══ Information supplied

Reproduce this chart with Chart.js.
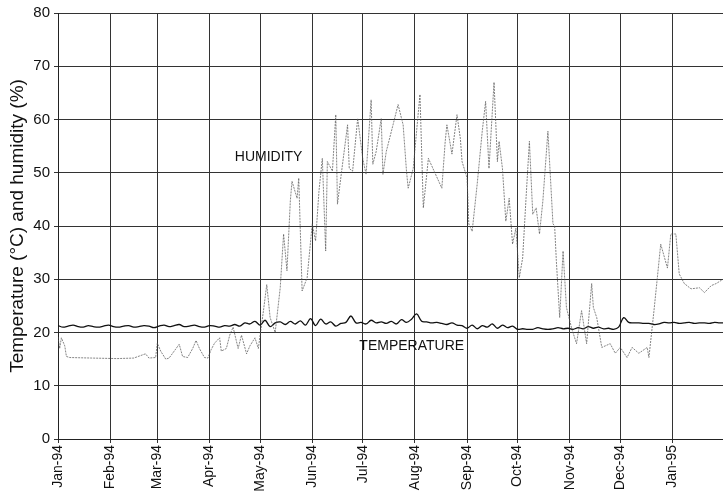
<!DOCTYPE html>
<html>
<head>
<meta charset="utf-8">
<script src="https://cdn.jsdelivr.net/npm/chart.js@4/dist/chart.umd.min.js"></script>
<style>
  html, body { margin: 0; padding: 0; background: #fff; }
  canvas { display: block; }
</style>
</head>
<body>
<canvas id="chart" width="723" height="499"></canvas>
<script>
// Day numbers count from 1 Jan 1994 (day 0)
const monthDays = [0, 31, 59, 90, 120, 151, 181, 212, 243, 273, 304, 334, 365];
const monthLabels = ['Jan-94', 'Feb-94', 'Mar-94', 'Apr-94', 'May-94', 'Jun-94', 'Jul-94',
  'Aug-94', 'Sep-94', 'Oct-94', 'Nov-94', 'Dec-94', 'Jan-95'];

// Temperature (°C), one reading every 3 days from day 0
const TEMP_STEP = 3;
const temperature = [
  21.3, 21.0, 21.2, 21.4, 21.1, 21.0, 21.3, 21.1, 21.0, 21.2,
  21.4, 21.1, 21.0, 21.2, 21.3, 21.0, 21.1, 21.3, 21.2, 20.9,
  21.2, 21.4, 21.1, 21.3, 21.5, 21.1, 21.2, 21.4, 21.1, 21.0,
  21.3, 21.2, 21.0, 21.3, 21.2, 21.5, 21.2,
  21.8, 21.6, 22.1, 21.4, 22.3, 21.1, 21.8, 22.0, 21.5, 22.1,
  21.6, 22.2, 21.4, 22.6, 21.3, 22.5, 21.6, 22.0, 21.2, 21.7,
  21.9, 23.1, 21.8, 21.9, 21.6, 22.3, 21.8, 22.0, 21.7, 22.1,
  21.6, 22.4, 21.9, 22.5, 23.5, 22.1, 22.0, 21.8, 21.9, 21.7,
  21.5, 21.8, 21.4, 21.3, 20.8, 21.4, 20.7, 21.3, 21.0, 21.6,
  20.8, 21.4, 20.9, 21.2, 20.6, 20.7, 20.6, 20.6, 20.9, 20.7,
  20.6, 20.7, 20.9, 20.7, 20.8, 20.6, 20.9, 20.7, 21.1, 20.8,
  21.0, 20.7, 20.8, 20.6, 21.0, 22.8, 21.9, 21.8, 21.8, 21.7,
  21.7, 21.5, 21.6, 21.9, 21.8, 21.9, 21.7, 21.8, 21.9, 21.7,
  21.8, 21.8, 21.7, 21.9, 21.8, 21.8
];

// Relative humidity (%), read at irregular days
const humidityDays = [
  0, 1, 2, 4, 5, 7, 20, 35, 45, 52, 54, 58,
  59, 61, 64, 66, 69, 72, 74, 77, 80, 82, 84, 87, 89, 91, 93, 96, 97, 100,
  102, 104, 107, 109, 112, 114, 117, 119,
  122, 124, 126, 129, 132, 134, 136, 138, 139, 142, 143, 145, 148,
  151, 153, 155, 157, 159, 160, 163, 165, 166, 169, 172, 173, 175, 178,
  181, 183, 186, 187, 189, 192, 193, 195, 199, 202, 205, 207, 208, 211,
  213, 215, 217, 220, 228, 230, 231, 234, 237, 239, 240,
  243, 244, 246, 249, 252, 254, 256, 259, 261, 262, 264, 266, 268, 270, 272,
  274, 276, 278, 280, 282, 284, 286, 288, 291, 294, 295, 296, 298, 300, 302,
  305, 308, 311, 314, 317, 318, 320, 323, 328, 331,
  334, 338, 341, 345, 350, 351, 354, 356, 358, 362, 364,
  367, 369, 372, 376, 381, 384, 388, 391, 395
];
const humidity = [
  19.2, 17.0, 19.0, 17.5, 15.5, 15.3, 15.2, 15.1, 15.2, 16.0, 15.2, 15.3,
  18.0, 16.5, 15.0, 15.2, 16.5, 17.8, 15.5, 15.3, 17.0, 18.5, 17.0, 15.3, 15.2, 16.8, 18.0, 19.0, 16.5, 17.0,
  19.5, 21.0, 17.0, 19.5, 16.0, 17.5, 19.0, 17.0,
  24.0, 29.0, 22.8, 20.0, 28.4, 38.5, 31.6, 44.7, 48.4, 45.2, 49.0, 27.8, 30.3,
  40.4, 37.2, 46.5, 52.7, 35.3, 52.1, 50.3, 60.9, 44.1, 51.6, 59.0, 50.8, 50.3, 60.2,
  52.7, 49.7, 63.7, 51.6, 54.0, 60.2, 49.7, 54.0, 59.0, 62.8, 59.0, 50.3, 47.1, 50.8,
  57.8, 64.7, 43.4, 52.7, 47.1, 55.9, 59.0, 53.5, 60.9, 56.4, 52.1,
  49.0, 40.4, 39.0, 47.9, 57.8, 63.4, 50.8, 67.0, 52.1, 55.9, 50.8, 40.9, 45.2, 36.6, 39.6,
  30.3, 34.0, 45.2, 55.9, 42.2, 43.4, 38.5, 44.7, 57.8, 40.4, 40.0, 33.5, 22.8, 35.3, 24.7,
  20.9, 17.9, 24.1, 17.9, 29.2, 24.7, 22.8, 17.2, 17.9, 16.1,
  17.2, 15.3, 17.2, 16.1, 17.2, 15.3, 24.1, 30.3, 36.6, 32.1, 38.5,
  38.5, 31.0, 29.2, 28.2, 28.4, 27.5, 28.8, 29.2, 30.0
];

// In-plot labels, placed at data coordinates
const seriesLabels = [
  { text: 'HUMIDITY', day: 105, value: 53 },
  { text: 'TEMPERATURE', day: 179, value: 17.4 }
];

const tempPoints = temperature.map((v, i) => ({ x: i * TEMP_STEP, y: v }));
const humPoints = humidity.map((v, i) => ({ x: humidityDays[i], y: v }));

const fontFamily = '"Liberation Sans", Arial, sans-serif';

const labelPlugin = {
  id: 'seriesLabels',
  afterDatasetsDraw(chart) {
    const { ctx, scales } = chart;
    ctx.save();
    ctx.font = '14px ' + fontFamily;
    ctx.fillStyle = '#111';
    ctx.textBaseline = 'middle';
    seriesLabels.forEach(l => {
      ctx.fillText(l.text, scales.x.getPixelForValue(l.day), scales.y.getPixelForValue(l.value));
    });
    ctx.restore();
  }
};

new Chart(document.getElementById('chart'), {
  type: 'line',
  data: {
    datasets: [
      {
        label: 'Humidity',
        data: humPoints,
        borderColor: 'rgba(80, 80, 80, 0.7)',
        borderWidth: 1,
        borderDash: [2, 1],
        pointRadius: 0,
        tension: 0
      },
      {
        label: 'Temperature',
        data: tempPoints,
        borderColor: '#111',
        borderWidth: 1.3,
        pointRadius: 0,
        tension: 0.35
      }
    ]
  },
  options: {
    responsive: false,
    animation: false,
    devicePixelRatio: 1,
    layout: { padding: { top: 11, right: 0, bottom: 0, left: 0 } },
    plugins: {
      legend: { display: false },
      tooltip: { enabled: false }
    },
    scales: {
      x: {
        type: 'linear',
        min: 0,
        max: 395,
        afterBuildTicks: axis => { axis.ticks = monthDays.map(d => ({ value: d })); },
        afterFit: scale => { scale.height = 60; },
        grid: { color: '#333', lineWidth: 1, tickLength: 4 },
        border: { color: '#222' },
        ticks: {
          autoSkip: false,
          minRotation: 90,
          maxRotation: 90,
          padding: 2,
          color: '#111',
          font: { family: fontFamily, size: 14 },
          callback: v => monthLabels[monthDays.indexOf(v)]
        }
      },
      y: {
        min: 0,
        max: 80,
        afterFit: scale => { scale.width = 58; },
        grid: { color: '#333', lineWidth: 1, tickLength: 4 },
        border: { color: '#222' },
        ticks: {
          stepSize: 10,
          color: '#111',
          padding: 4,
          font: { family: fontFamily, size: 15 }
        },
        title: {
          display: true,
          text: 'Temperature (°C) and humidity (%)',
          color: '#111',
          padding: { top: 6, bottom: 0 },
          font: { family: fontFamily, size: 19 }
        }
      }
    }
  },
  plugins: [labelPlugin]
});
</script>
</body>
</html>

════

» **The task**:
Return all lines of the material above in which the word "chart" occurs.

» **The response**:
Reproduce this chart with Chart.js.
<script src="https://cdn.jsdelivr.net/npm/chart.js@4/dist/chart.umd.min.js"></script>
<canvas id="chart" width="723" height="499"></canvas>
  afterDatasetsDraw(chart) {
    const { ctx, scales } = chart;
new Chart(document.getElementById('chart'), {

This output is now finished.